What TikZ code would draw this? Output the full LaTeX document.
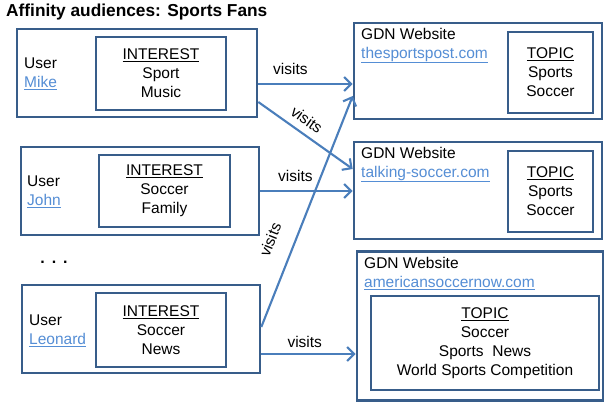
\documentclass[tikz,border=0pt]{standalone}
\usepackage{fontspec}
\setmainfont{Liberation Sans}
\usetikzlibrary{arrows.meta}
\definecolor{bord}{HTML}{385D8A}
\definecolor{arrc}{HTML}{4A7EBB}
\definecolor{lnk}{HTML}{558ED5}
\newcommand{\lnkt}[1]{\textcolor{lnk}{\underline{#1}}}
\begin{document}
\begin{tikzpicture}[x=1pt,y=-1pt,
  every node/.style={font=\fontsize{15.5}{19}\selectfont, inner sep=0pt},
  box/.style={draw=bord, line width=2.6pt, fill=white, align=center},
  lbl/.style={align=left, anchor=west},
  conn/.style={draw=arrc, line width=2.1pt, -{Straight Barb[length=7pt,width=14pt]}},
  lab/.style={inner sep=0pt, sloped}]
\useasboundingbox (0,0) rectangle (604,403);
\node[anchor=west, font=\fontsize{17.3}{20}\selectfont\bfseries] (title) at (6,12) {Affinity audiences: Sports Fans};

% users
\node[box, minimum width=240pt, minimum height=88pt] (mike) at (137,73) {};
\node[box, minimum width=130pt, minimum height=73pt] (mikei) at (161,73.5) {\underline{INTEREST}\\Sport\\Music};
\node[lbl] (mikeu) at (24,73.5) {User\\\lnkt{Mike}};

\node[box, minimum width=238pt, minimum height=88pt] (john) at (140,191) {};
\node[box, minimum width=131pt, minimum height=72pt] (johni) at (164.5,191) {\underline{INTEREST}\\Soccer\\Family};
\node[lbl] (johnu) at (27,191.5) {User\\\lnkt{John}};

\node[font=\fontsize{16}{19}\selectfont\bfseries] (dots) at (54,262) {.\hspace{7pt}.\hspace{7pt}.};

\node[box, minimum width=238pt, minimum height=88pt] (leo) at (141,329) {};
\node[box, minimum width=130pt, minimum height=74pt] (leoi) at (161,330) {\underline{INTEREST}\\Soccer\\News};
\node[lbl] (leou) at (29,330.5) {User\\\lnkt{Leonard}};

% sites
\node[box, minimum width=248pt, minimum height=96pt] (site1) at (478,71) {};
\node[box, minimum width=85pt, minimum height=81pt] (top1) at (550.5,72.5) {\underline{TOPIC}\\Sports\\Soccer};
\node[lbl] (site1t) at (361,45.5) {GDN Website\\\lnkt{thesportspost.com}};

\node[box, minimum width=248pt, minimum height=97pt] (site2) at (478,190.5) {};
\node[box, minimum width=85pt, minimum height=81pt] (top2) at (550.5,191.5) {\underline{TOPIC}\\Sports\\Soccer};
\node[lbl] (site2t) at (361,164.5) {GDN Website\\\lnkt{talking-soccer.com}};

\node[box, minimum width=246pt, minimum height=149pt] (site3) at (480,326) {};
\node[box, minimum width=228pt, minimum height=94pt] (top3) at (485,343) {\underline{TOPIC}\\Soccer\\Sports\ \ News\\World Sports Competition};
\node[lbl] (site3t) at (364,273.5) {GDN Website\\\lnkt{americansoccernow.com}};

% connectors
\draw[conn] ([yshift=-11pt]mike.east) -- ([yshift=-11pt]mike.east -| site1.west)
  node[lab, pos=0.34, above=8.5pt] {visits};
\draw[conn] ([yshift=-29pt]mike.east) -- ([yshift=21.5pt]site2.west)
  node[lab, pos=0.43, above=7pt] {visits};
\draw[conn] ([yshift=0pt]john.east) -- ([yshift=0pt]john.east -| site2.west)
  node[lab, pos=0.38, above=8.5pt] {visits};
\draw[conn] ([yshift=2pt]leo.east) -- ([yshift=-25pt]site1.west)
  node[lab, pos=0.34, above=17pt] {visits};
\draw[conn] ([yshift=-25pt]leo.east) -- ([yshift=-25pt]leo.east -| site3.west)
  node[lab, pos=0.46, above=5.5pt] {visits};
\end{tikzpicture}
\end{document}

+---+

● **SHORT PROBLEM**:
Write out the listing above again, exactly, but with no pictures in the copy.

● **EXERCISE RESULT**:
What TikZ code would draw this? Output the full LaTeX document.
\documentclass[tikz,border=0pt]{standalone}
\usepackage{fontspec}
\setmainfont{Liberation Sans}
\usetikzlibrary{arrows.meta}
\definecolor{bord}{HTML}{385D8A}
\definecolor{arrc}{HTML}{4A7EBB}
\definecolor{lnk}{HTML}{558ED5}
\newcommand{\lnkt}[1]{\textcolor{lnk}{\underline{#1}}}
\begin{document}
\begin{tikzpicture}[x=1pt,y=-1pt,
  every node/.style={font=\fontsize{15.5}{19}\selectfont, inner sep=0pt},
  box/.style={draw=bord, line width=2.6pt, fill=white, align=center},
  lbl/.style={align=left, anchor=west},
  conn/.style={draw=arrc, line width=2.1pt, -{Straight Barb[length=7pt,width=14pt]}},
  lab/.style={inner sep=0pt, sloped}]
\useasboundingbox (0,0) rectangle (604,403);
\node[anchor=west, font=\fontsize{17.3}{20}\selectfont\bfseries] (title) at (6,12) {Affinity audiences: Sports Fans};

% users
\node[box, minimum width=240pt, minimum height=88pt] (mike) at (137,73) {};
\node[box, minimum width=130pt, minimum height=73pt] (mikei) at (161,73.5) {\underline{INTEREST}\\Sport\\Music};
\node[lbl] (mikeu) at (24,73.5) {User\\\lnkt{Mike}};

\node[box, minimum width=238pt, minimum height=88pt] (john) at (140,191) {};
\node[box, minimum width=131pt, minimum height=72pt] (johni) at (164.5,191) {\underline{INTEREST}\\Soccer\\Family};
\node[lbl] (johnu) at (27,191.5) {User\\\lnkt{John}};

\node[font=\fontsize{16}{19}\selectfont\bfseries] (dots) at (54,262) {.\hspace{7pt}.\hspace{7pt}.};

\node[box, minimum width=238pt, minimum height=88pt] (leo) at (141,329) {};
\node[box, minimum width=130pt, minimum height=74pt] (leoi) at (161,330) {\underline{INTEREST}\\Soccer\\News};
\node[lbl] (leou) at (29,330.5) {User\\\lnkt{Leonard}};

% sites
\node[box, minimum width=248pt, minimum height=96pt] (site1) at (478,71) {};
\node[box, minimum width=85pt, minimum height=81pt] (top1) at (550.5,72.5) {\underline{TOPIC}\\Sports\\Soccer};
\node[lbl] (site1t) at (361,45.5) {GDN Website\\\lnkt{thesportspost.com}};

\node[box, minimum width=248pt, minimum height=97pt] (site2) at (478,190.5) {};
\node[box, minimum width=85pt, minimum height=81pt] (top2) at (550.5,191.5) {\underline{TOPIC}\\Sports\\Soccer};
\node[lbl] (site2t) at (361,164.5) {GDN Website\\\lnkt{talking-soccer.com}};

\node[box, minimum width=246pt, minimum height=149pt] (site3) at (480,326) {};
\node[box, minimum width=228pt, minimum height=94pt] (top3) at (485,343) {\underline{TOPIC}\\Soccer\\Sports\ \ News\\World Sports Competition};
\node[lbl] (site3t) at (364,273.5) {GDN Website\\\lnkt{americansoccernow.com}};

% connectors
\draw[conn] ([yshift=-11pt]mike.east) -- ([yshift=-11pt]mike.east -| site1.west)
  node[lab, pos=0.34, above=8.5pt] {visits};
\draw[conn] ([yshift=-29pt]mike.east) -- ([yshift=21.5pt]site2.west)
  node[lab, pos=0.43, above=7pt] {visits};
\draw[conn] ([yshift=0pt]john.east) -- ([yshift=0pt]john.east -| site2.west)
  node[lab, pos=0.38, above=8.5pt] {visits};
\draw[conn] ([yshift=2pt]leo.east) -- ([yshift=-25pt]site1.west)
  node[lab, pos=0.34, above=17pt] {visits};
\draw[conn] ([yshift=-25pt]leo.east) -- ([yshift=-25pt]leo.east -| site3.west)
  node[lab, pos=0.46, above=5.5pt] {visits};
\end{tikzpicture}
\end{document}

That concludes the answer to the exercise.